TASK TO CARRY OUT.
Repeat the material verbatim. Images are excluded from the copy.

GIVEN MATERIAL.
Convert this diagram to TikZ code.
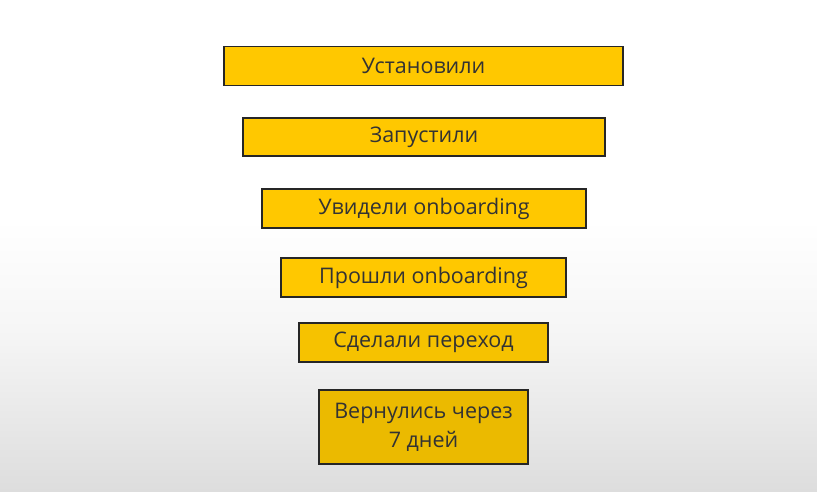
\documentclass[tikz,border=0pt]{standalone}
\usepackage{fontspec}
\setmainfont{Open Sans}
\definecolor{boxA}{HTML}{FFC800}
\definecolor{boxB}{HTML}{F6C200}
\definecolor{boxC}{HTML}{EBBA00}
\definecolor{bgmid}{HTML}{F6F6F6}
\definecolor{bgbot}{HTML}{DDDDDD}
\begin{document}
\begin{tikzpicture}[x=1pt,y=-1pt,
  funnel/.style={draw=black!85,line width=1.4pt,fill=boxA,inner sep=0pt,
    font=\fontsize{21.5}{26}\selectfont,text=black!80,align=center}]
\useasboundingbox (0,0) rectangle (817,492);
\fill[white] (0,0) rectangle (817,220);
\shade[top color=white,bottom color=bgmid] (0,219.5) rectangle (817,330);
\shade[top color=bgmid,bottom color=bgbot] (0,329.5) rectangle (817,492);
\node[funnel,minimum width=399pt,minimum height=39pt] (s1) at (423.5,66) {Установили};
\node[funnel,minimum width=362pt,minimum height=38pt] (s2) at (424,137) {Запустили};
\node[funnel,minimum width=324pt,minimum height=39pt] (s3) at (424,208.5) {Увидели onboarding};
\node[funnel,minimum width=285pt,minimum height=39pt] (s4) at (423.5,277.5) {Прошли onboarding};
\node[funnel,fill=boxB,minimum width=249pt,minimum height=39pt] (s5) at (423.5,342.5) {Сделали переход};
\node[funnel,fill=boxC,minimum width=209pt,minimum height=74pt,font=\fontsize{21.5}{29}\selectfont] (s6) at (423.5,427) {Вернулись через\\7 дней};
\end{tikzpicture}
\end{document}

TASK RESPONSE.
Convert this diagram to TikZ code.
\documentclass[tikz,border=0pt]{standalone}
\usepackage{fontspec}
\setmainfont{Open Sans}
\definecolor{boxA}{HTML}{FFC800}
\definecolor{boxB}{HTML}{F6C200}
\definecolor{boxC}{HTML}{EBBA00}
\definecolor{bgmid}{HTML}{F6F6F6}
\definecolor{bgbot}{HTML}{DDDDDD}
\begin{document}
\begin{tikzpicture}[x=1pt,y=-1pt,
  funnel/.style={draw=black!85,line width=1.4pt,fill=boxA,inner sep=0pt,
    font=\fontsize{21.5}{26}\selectfont,text=black!80,align=center}]
\useasboundingbox (0,0) rectangle (817,492);
\fill[white] (0,0) rectangle (817,220);
\shade[top color=white,bottom color=bgmid] (0,219.5) rectangle (817,330);
\shade[top color=bgmid,bottom color=bgbot] (0,329.5) rectangle (817,492);
\node[funnel,minimum width=399pt,minimum height=39pt] (s1) at (423.5,66) {Установили};
\node[funnel,minimum width=362pt,minimum height=38pt] (s2) at (424,137) {Запустили};
\node[funnel,minimum width=324pt,minimum height=39pt] (s3) at (424,208.5) {Увидели onboarding};
\node[funnel,minimum width=285pt,minimum height=39pt] (s4) at (423.5,277.5) {Прошли onboarding};
\node[funnel,fill=boxB,minimum width=249pt,minimum height=39pt] (s5) at (423.5,342.5) {Сделали переход};
\node[funnel,fill=boxC,minimum width=209pt,minimum height=74pt,font=\fontsize{21.5}{29}\selectfont] (s6) at (423.5,427) {Вернулись через\\7 дней};
\end{tikzpicture}
\end{document}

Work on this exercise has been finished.